Do not repeat pictures. Repeat exactly the lines of the listing below from its first line through the line with "100.6, 100.6, 100.6];".
<<<<
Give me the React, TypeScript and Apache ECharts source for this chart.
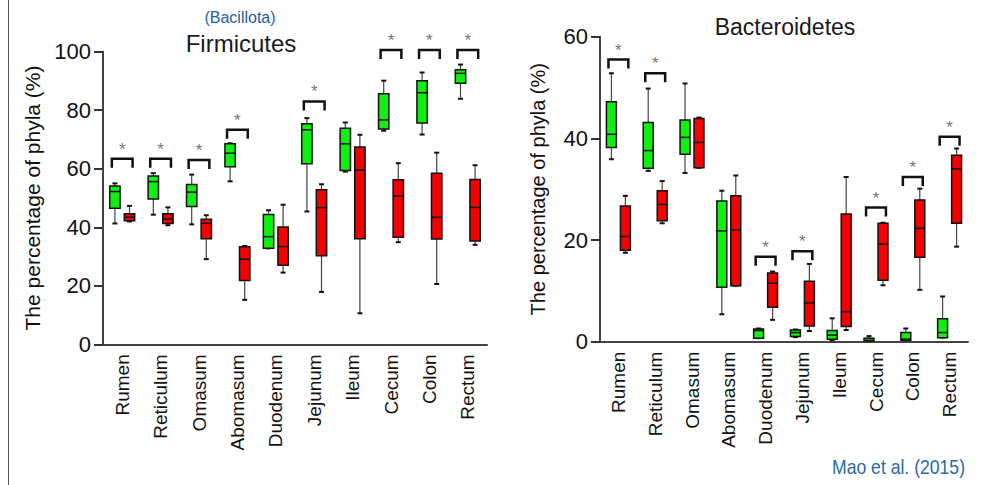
import React, { useEffect, useRef } from "react";
import * as echarts from "echarts";

// ---- Data ----
const categories = ["Rumen", "Reticulum", "Omasum", "Abomasum", "Duodenum", "Jejunum", "Ileum", "Cecum", "Colon", "Rectum"];

// Each entry: [min, Q1, median, Q3, max]
const firmGreen = [
  [41.3, 46.5, 52.2, 54.1, 55.0],
  [44.3, 49.7, 55.6, 57.5, 58.5],
  [41.0, 47.1, 52.0, 54.6, 58.0],
  [55.7, 60.7, 65.3, 68.5, 68.7],
  [32.8, 32.8, 36.8, 44.4, 45.8],
  [45.4, 61.7, 73.3, 75.4, 77.3],
  [59.0, 59.4, 68.5, 73.8, 75.8],
  [73.0, 73.6, 76.7, 85.6, 90.1],
  [71.7, 75.6, 86.0, 90.1, 92.9],
  [83.9, 89.2, 92.6, 93.8, 95.6],
];
const firmRed = [
  [42.0, 42.2, 43.4, 44.6, 47.3],
  [40.7, 41.3, 42.8, 44.6, 46.8],
  [29.1, 36.1, 41.4, 42.7, 44.1],
  [15.2, 21.8, 29.1, 33.3, 33.6],
  [24.5, 27.0, 33.4, 40.1, 47.7],
  [17.9, 30.3, 46.7, 52.8, 54.7],
  [10.6, 36.1, 59.6, 67.4, 71.6],
  [34.9, 36.6, 50.7, 56.2, 61.9],
  [20.6, 36.0, 43.4, 58.5, 65.5],
  [34.0, 35.3, 46.8, 56.3, 61.2],
];
// height of significance brackets (null = no bracket)
const firmBrackets = [63.4, 63.4, 63.0, 73.3, null, 83.0, null, 100.6, 100.6, 100.6];

const bactGreen = [
  [35.9, 38.2, 40.8, 47.2, 52.8],
  [33.6, 34.1, 37.6, 43.1, 49.8],
  [33.2, 36.9, 40.2, 43.6, 50.8],
  [5.4, 10.7, 21.8, 27.7, 29.7],
  [0.7, 0.7, 2.2, 2.5, 2.6],
  [0.9, 1.0, 1.8, 2.3, 2.4],
  [0.3, 0.5, 1.3, 2.2, 4.6],
  [0.2, 0.2, 0.6, 0.7, 1.1],
  [0.3, 0.3, 0.5, 1.8, 2.6],
  [0.8, 0.8, 1.8, 4.5, 8.9],
];
const bactRed = [
  [17.5, 18.0, 20.7, 26.7, 28.7],
  [23.3, 23.8, 27.0, 29.7, 31.6],
  [34.2, 34.2, 39.2, 43.9, 44.1],
  [11.0, 11.0, 22.0, 28.7, 32.7],
  [4.3, 6.8, 11.5, 13.5, 13.8],
  [2.1, 3.1, 7.6, 11.9, 15.3],
  [2.3, 3.0, 5.9, 25.1, 32.4],
  [11.1, 12.1, 19.2, 23.3, 23.4],
  [10.2, 16.6, 22.3, 27.9, 30.1],
  [18.7, 23.3, 34.0, 36.7, 38.0],
];
const bactBrackets = [55.5, 52.8, null, null, 16.7, 17.8, null, 26.4, 32.4, 40.3];

const firmTicks = { min: 0, max: 100, interval: 20 };
const bactTicks = { min: 0, max: 60, interval: 20 };

const GREEN = "#10f010";
const RED = "#f50000";
const FONT = "'Liberation Sans', Arial, sans-serif";

function boxData(rows: number[][]) {
  return rows.map((r, i) => [i, ...r]);
}
function bracketData(rows: (number | null)[]) {
  const out: number[][] = [];
  rows.forEach((v, i) => {
    if (v !== null) out.push([i, v]);
  });
  return out;
}

function makeBoxRenderer(offsetFrac: number, fill: string) {
  return (_params: any, api: any) => {
    const cat = api.value(0);
    const mn = api.value(1), q1 = api.value(2), md = api.value(3), q3 = api.value(4), mx = api.value(5);
    const band = api.size([1, 0])[0];
    const cx = api.coord([cat, 0])[0] + band * offsetFrac;
    const w = band * 0.27;
    const y = (v: number) => api.coord([cat, v])[1];
    const yMin = y(mn), yQ1 = y(q1), yMd = y(md), yQ3 = y(q3), yMax = y(mx);
    const cap = 2.5;
    return {
      type: "group",
      children: [
        { type: "line", shape: { x1: cx, y1: yMax, x2: cx, y2: yQ3 }, style: { stroke: "#444", lineWidth: 1.2 } },
        { type: "line", shape: { x1: cx, y1: yQ1, x2: cx, y2: yMin }, style: { stroke: "#444", lineWidth: 1.2 } },
        { type: "line", shape: { x1: cx - cap, y1: yMax, x2: cx + cap, y2: yMax }, style: { stroke: "#111", lineWidth: 2 } },
        { type: "line", shape: { x1: cx - cap, y1: yMin, x2: cx + cap, y2: yMin }, style: { stroke: "#111", lineWidth: 2 } },
        {
          type: "rect",
          shape: { x: cx - w / 2, y: yQ3, width: w, height: Math.max(yQ1 - yQ3, 1) },
          style: { fill, stroke: "#111", lineWidth: 1.5 },
        },
        { type: "line", shape: { x1: cx - w / 2, y1: yMd, x2: cx + w / 2, y2: yMd }, style: { stroke: "#111", lineWidth: 1.5 } },
      ],
    };
  };
}

function bracketRenderer(_params: any, api: any) {
  const cat = api.value(0);
  const v = api.value(1);
  const band = api.size([1, 0])[0];
  const c = api.coord([cat, v]);
  const half = band * 0.27;
  const leg = 9;
  return {
    type: "group",
    children: [
      {
        type: "polyline",
        shape: { points: [[c[0] - half, c[1] + leg], [c[0] - half, c[1]], [c[0] + half, c[1]], [c[0] + half, c[1] + leg]] },
        style: { stroke: "#111", lineWidth: 2.5, fill: "none" },
      },
      {
        type: "text",
        x: c[0],
        y: c[1] - 1,
        style: { text: "*", fill: "#777", font: `17px ${FONT}`, align: "center", verticalAlign: "bottom" },
      },
    ],
  };
}

function xAxisCfg(gridIndex: number) {
  return {
    type: "category",
    gridIndex,
    data: categories,
    boundaryGap: true,
    axisLine: { lineStyle: { color: "#444", width: 2 } },
    axisTick: { alignWithLabel: true, length: 6, lineStyle: { color: "#333", width: 2 } },
    axisLabel: { rotate: 90, fontSize: 19, color: "#111", fontFamily: FONT, margin: 10 },
  };
}

function yAxisCfg(gridIndex: number, t: { min: number; max: number; interval: number }, nameGap: number, nameSize: number) {
  return {
    type: "value",
    gridIndex,
    min: t.min,
    max: t.max,
    interval: t.interval,
    name: "The percentage of phyla (%)",
    nameLocation: "middle",
    nameGap,
    nameTextStyle: { fontSize: nameSize, color: "#111", fontFamily: FONT },
    axisLine: { show: true, lineStyle: { color: "#444", width: 2 } },
    axisTick: { show: true, length: 9, lineStyle: { color: "#333", width: 2 } },
    axisLabel: { fontSize: 22, color: "#111", fontFamily: FONT, margin: 12 },
    splitLine: { show: false },
  };
}

export default function App() {
  const ref = useRef<HTMLDivElement>(null);
  useEffect(() => {
    if (!ref.current) return;
    const chart = echarts.init(ref.current, undefined, { renderer: "svg" });
    chart.setOption({
      animation: false,
      backgroundColor: "#ffffff",
      grid: [
        { left: 103, top: 51.7, width: 384, height: 292.6 },
        { left: 600, top: 36.7, width: 368, height: 305 },
      ],
      xAxis: [xAxisCfg(0), xAxisCfg(1)],
      yAxis: [yAxisCfg(0, firmTicks, 60, 21), yAxisCfg(1, bactTicks, 52, 20)],
      graphic: [
        { type: "line", shape: { x1: 8.5, y1: 0, x2: 8.5, y2: 485 }, style: { stroke: "#555", lineWidth: 1 } },
        { type: "text", x: 240, y: 17, style: { text: "(Bacillota)", fill: "#1f5f9f", font: `16px ${FONT}`, align: "center", verticalAlign: "middle" } },
        { type: "text", x: 241, y: 43, style: { text: "Firmicutes", fill: "#1a1a1a", font: `24px ${FONT}`, align: "center", verticalAlign: "middle" } },
        { type: "text", x: 785, y: 27, style: { text: "Bacteroidetes", fill: "#1a1a1a", font: `23px ${FONT}`, align: "center", verticalAlign: "middle" } },
        {
          type: "text",
          x: 965,
          y: 467,
          scaleX: 0.88,
          style: { text: "Mao et al. (2015)", fill: "#2a6aa8", font: `20px ${FONT}`, align: "right", verticalAlign: "middle" },
        },
      ],
      series: [
        { type: "custom", xAxisIndex: 0, yAxisIndex: 0, data: boxData(firmGreen), renderItem: makeBoxRenderer(-0.19, GREEN), clip: false },
        { type: "custom", xAxisIndex: 0, yAxisIndex: 0, data: boxData(firmRed), renderItem: makeBoxRenderer(0.19, RED), clip: false },
        { type: "custom", xAxisIndex: 0, yAxisIndex: 0, data: bracketData(firmBrackets), renderItem: bracketRenderer, clip: false },
        { type: "custom", xAxisIndex: 1, yAxisIndex: 1, data: boxData(bactGreen), renderItem: makeBoxRenderer(-0.19, GREEN), clip: false },
        { type: "custom", xAxisIndex: 1, yAxisIndex: 1, data: boxData(bactRed), renderItem: makeBoxRenderer(0.19, RED), clip: false },
        { type: "custom", xAxisIndex: 1, yAxisIndex: 1, data: bracketData(bactBrackets), renderItem: bracketRenderer, clip: false },
      ],
    });
    return () => chart.dispose();
  }, []);
  return (
    <div
      ref={ref}
      style={{ position: "fixed", left: 0, top: 0, width: 989, height: 485, background: "#fff" }}
    />
  );
}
>>>>
*Output below:*
Give me the React, TypeScript and Apache ECharts source for this chart.
import React, { useEffect, useRef } from "react";
import * as echarts from "echarts";

// ---- Data ----
const categories = ["Rumen", "Reticulum", "Omasum", "Abomasum", "Duodenum", "Jejunum", "Ileum", "Cecum", "Colon", "Rectum"];

// Each entry: [min, Q1, median, Q3, max]
const firmGreen = [
  [41.3, 46.5, 52.2, 54.1, 55.0],
  [44.3, 49.7, 55.6, 57.5, 58.5],
  [41.0, 47.1, 52.0, 54.6, 58.0],
  [55.7, 60.7, 65.3, 68.5, 68.7],
  [32.8, 32.8, 36.8, 44.4, 45.8],
  [45.4, 61.7, 73.3, 75.4, 77.3],
  [59.0, 59.4, 68.5, 73.8, 75.8],
  [73.0, 73.6, 76.7, 85.6, 90.1],
  [71.7, 75.6, 86.0, 90.1, 92.9],
  [83.9, 89.2, 92.6, 93.8, 95.6],
];
const firmRed = [
  [42.0, 42.2, 43.4, 44.6, 47.3],
  [40.7, 41.3, 42.8, 44.6, 46.8],
  [29.1, 36.1, 41.4, 42.7, 44.1],
  [15.2, 21.8, 29.1, 33.3, 33.6],
  [24.5, 27.0, 33.4, 40.1, 47.7],
  [17.9, 30.3, 46.7, 52.8, 54.7],
  [10.6, 36.1, 59.6, 67.4, 71.6],
  [34.9, 36.6, 50.7, 56.2, 61.9],
  [20.6, 36.0, 43.4, 58.5, 65.5],
  [34.0, 35.3, 46.8, 56.3, 61.2],
];
// height of significance brackets (null = no bracket)
const firmBrackets = [63.4, 63.4, 63.0, 73.3, null, 83.0, null, 100.6, 100.6, 100.6];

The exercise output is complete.